The film is alternately hilarious and harrowing, as it exposes the intimacy and conflict of family life in the tenement where he and his older brother were raised.
The honesty and vitality that inhabit that film shine through in many of his later features. Just consider the scene in Goodfellas where Robert De Niro, Joe Pesci and Ray Liotta visit Catherine Scorsese (the director's mother) and enjoy a family dinner while a man bleeds to death in the trunk of the car. The dialogue is painfully real.
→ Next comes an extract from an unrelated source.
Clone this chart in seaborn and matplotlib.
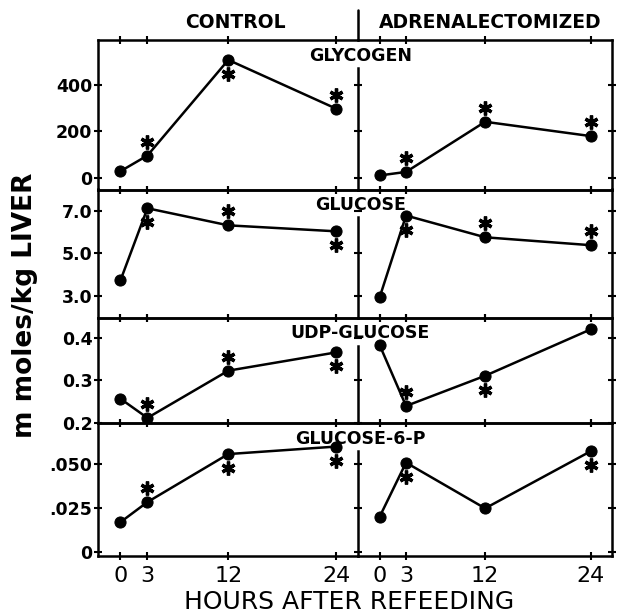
import numpy as np
import pandas as pd
import matplotlib
matplotlib.use('Agg')
import matplotlib.pyplot as plt
import seaborn as sns
from matplotlib.lines import Line2D
from matplotlib.transforms import ScaledTranslation

# data
hours = [0, 3, 12, 24]
groups = ['CONTROL', 'ADRENALECTOMIZED']
metabolites = ['GLYCOGEN', 'GLUCOSE', 'UDP-GLUCOSE', 'GLUCOSE-6-P']

glycogen_control = [30, 97, 505, 297]
glycogen_adx = [12, 27, 241, 180]
glucose_control = [3.74, 7.12, 6.32, 6.04]
glucose_adx = [2.95, 6.78, 5.76, 5.39]
udp_control = [0.257, 0.212, 0.323, 0.366]
udp_adx = [0.383, 0.240, 0.311, 0.420]
g6p_control = [0.0169, 0.0284, 0.0559, 0.0602]
g6p_adx = [0.0200, 0.0510, 0.0248, 0.0575]

# significance asterisk: 1 = above point, -1 = below point, 0 = none
glycogen_control_star = [0, 1, -1, 1]
glycogen_adx_star = [0, 1, 1, 1]
glucose_control_star = [0, -1, 1, -1]
glucose_adx_star = [0, -1, 1, 1]
udp_control_star = [0, 1, 1, -1]
udp_adx_star = [0, 1, -1, 0]
g6p_control_star = [0, 1, -1, -1]
g6p_adx_star = [0, -1, 0, -1]

yticks = [[0, 200, 400], [3.0, 5.0, 7.0], [0.2, 0.3, 0.4], [0, 0.025, 0.050]]
yticklabels = [['0', '200', '400'], ['3.0', '5.0', '7.0'],
               ['0.2', '0.3', '0.4'], ['0', '.025', '.050']]
ylims = [(-48, 590), (2.0, 8.0), (0.2, 0.448), (-0.0025, 0.0737)]

values = {
    ('GLYCOGEN', 'CONTROL'): (glycogen_control, glycogen_control_star),
    ('GLYCOGEN', 'ADRENALECTOMIZED'): (glycogen_adx, glycogen_adx_star),
    ('GLUCOSE', 'CONTROL'): (glucose_control, glucose_control_star),
    ('GLUCOSE', 'ADRENALECTOMIZED'): (glucose_adx, glucose_adx_star),
    ('UDP-GLUCOSE', 'CONTROL'): (udp_control, udp_control_star),
    ('UDP-GLUCOSE', 'ADRENALECTOMIZED'): (udp_adx, udp_adx_star),
    ('GLUCOSE-6-P', 'CONTROL'): (g6p_control, g6p_control_star),
    ('GLUCOSE-6-P', 'ADRENALECTOMIZED'): (g6p_adx, g6p_adx_star),
}
rows = []
for (m, g), (vals, stars) in values.items():
    for h, v, s in zip(hours, vals, stars):
        rows.append({'metabolite': m, 'group': g, 'hours': h, 'value': v, 'star': s})
df = pd.DataFrame(rows)

sns.set_style('white')
plt.rcParams['font.family'] = ['DejaVu Sans']
plt.rcParams['text.color'] = 'black'
plt.rcParams['xtick.color'] = 'black'
plt.rcParams['ytick.color'] = 'black'
plt.rcParams['axes.labelcolor'] = 'black'

W, H = 618, 614
fig = plt.figure(figsize=(W / 100, H / 100), dpi=100)
row_px = [149.5, 128, 105.5, 133]
gs = fig.add_gridspec(4, 2, left=98 / W, right=611.7 / W, top=1 - 40 / H, bottom=1 - 556 / H,
                      hspace=0, wspace=0, height_ratios=row_px, width_ratios=[259.7, 254])

up = ScaledTranslation(0, 0.14, fig.dpi_scale_trans)
down = ScaledTranslation(0, -0.14, fig.dpi_scale_trans)

for i, m in enumerate(metabolites):
    for j, g in enumerate(groups):
        ax = fig.add_subplot(gs[i, j])
        ax.set_facecolor('none')
        sub = df[(df.metabolite == m) & (df.group == g)]
        sns.lineplot(data=sub, x='hours', y='value', ax=ax, color='black', lw=1.8,
                     marker='o', markersize=8, markeredgecolor='black', legend=False)
        for sgn, off in [(1, up), (-1, down)]:
            s = sub[sub.star == sgn]
            ax.plot(s.hours, s.value, ls='none', marker=(6, 2, 0), ms=10, mew=2.4,
                    color='black', transform=ax.transData + off, clip_on=False)
        ax.set_xlim(-2.5, 26.4)
        ax.set_ylim(*ylims[i])
        ax.set_xticks(hours)
        ax.set_yticks(yticks[i])
        ax.set_xlabel('')
        ax.set_ylabel('')
        for sp in ax.spines.values():
            sp.set_linewidth(1.8)
            sp.set_color('black')
        ax.tick_params(axis='both', direction='inout', length=6, width=1.5, color='black',
                       labelcolor='black', top=True, bottom=True, left=True, right=(j == 1))
        if j == 0:
            ax.spines['right'].set_visible(False)
            ax.set_yticklabels(yticklabels[i], fontsize=12.5, fontweight='bold')
            ax.tick_params(axis='y', pad=1)
        else:
            ax.set_yticklabels([])
            lo, hi = ylims[i]
            ax.spines['left'].set_bounds(lo, hi - 28 / row_px[i] * (hi - lo))
            ax.text(0.01, 1 - 16 / row_px[i], m, transform=ax.transAxes, ha='center',
                    va='center', fontsize=12.5, fontweight='bold', clip_on=False, zorder=5)
        if i == 3:
            ax.set_xticklabels([str(h) for h in hours], fontsize=16)
            ax.tick_params(axis='x', pad=4)
        else:
            ax.set_xticklabels([])

# column headers and separator
fig.add_artist(Line2D([357.7 / W, 357.7 / W], [1 - 10 / H, 1 - 40 / H], color='black', lw=1.8))
fig.text(235 / W, 1 - 22 / H, 'CONTROL', ha='center', va='center', fontsize=13.5,
         fontweight='bold')
fig.text(490 / W, 1 - 22 / H, 'ADRENALECTOMIZED', ha='center', va='center', fontsize=13.5,
         fontweight='bold')

fig.text(25 / W, 1 - 305 / H, 'm moles/kg LIVER', rotation=90, ha='center', va='center',
         fontsize=19, fontweight='bold')
fig.text(349 / W, 1 - 602 / H, 'HOURS AFTER REFEEDING', ha='center', va='center', fontsize=18)

fig.savefig('out.png', dpi=100)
"I learned so much from doing the documentary of my mother and father," says Scorsese. "The relationship of the two in the film, I found that very interesting. I've seen documentaries over the years by the Maysles [brothers who shot the notorious Stones documentary Gimme Shelter] or by Chris Marker, or so many others, which are more like films, not documentaries. I try to create that in my fiction cinema. That scene you mentioned from Goodfellas, with my mother, that's all improvised. That's all real. It's like Joe Pesci is my mother's son -- that's what that scene's all about -- so we decided that we should get that for real as much as possible. It's always very interesting to me to see moments like that in documentaries. They are very revealing of human nature. It's so satisfying."
Scorsese has now satisfied most of his own ambitions, and he finally won his Oscar in 2007 for The Departed.
"I was very surprised to win," he admits. "Although what I was pleased about was that it was a film that was in the same genre as Mean Streets or Raging Bull or Goodfellas. It wasn't for me doing a children's film or a musical.'"
Scorsese still has ambitions in the realm of rock-doc. "I do plan a George Harrison film," he says, "although that would be more of a personal thing about his life. We had access to the entire archive. And I may do one on Bob Marley too, because of the extraordinary figure he was, musically and politically.
"I like to document what I think is important music. Although I must say that it's not a desire," he flashes a broad smile, "it's a compulsion."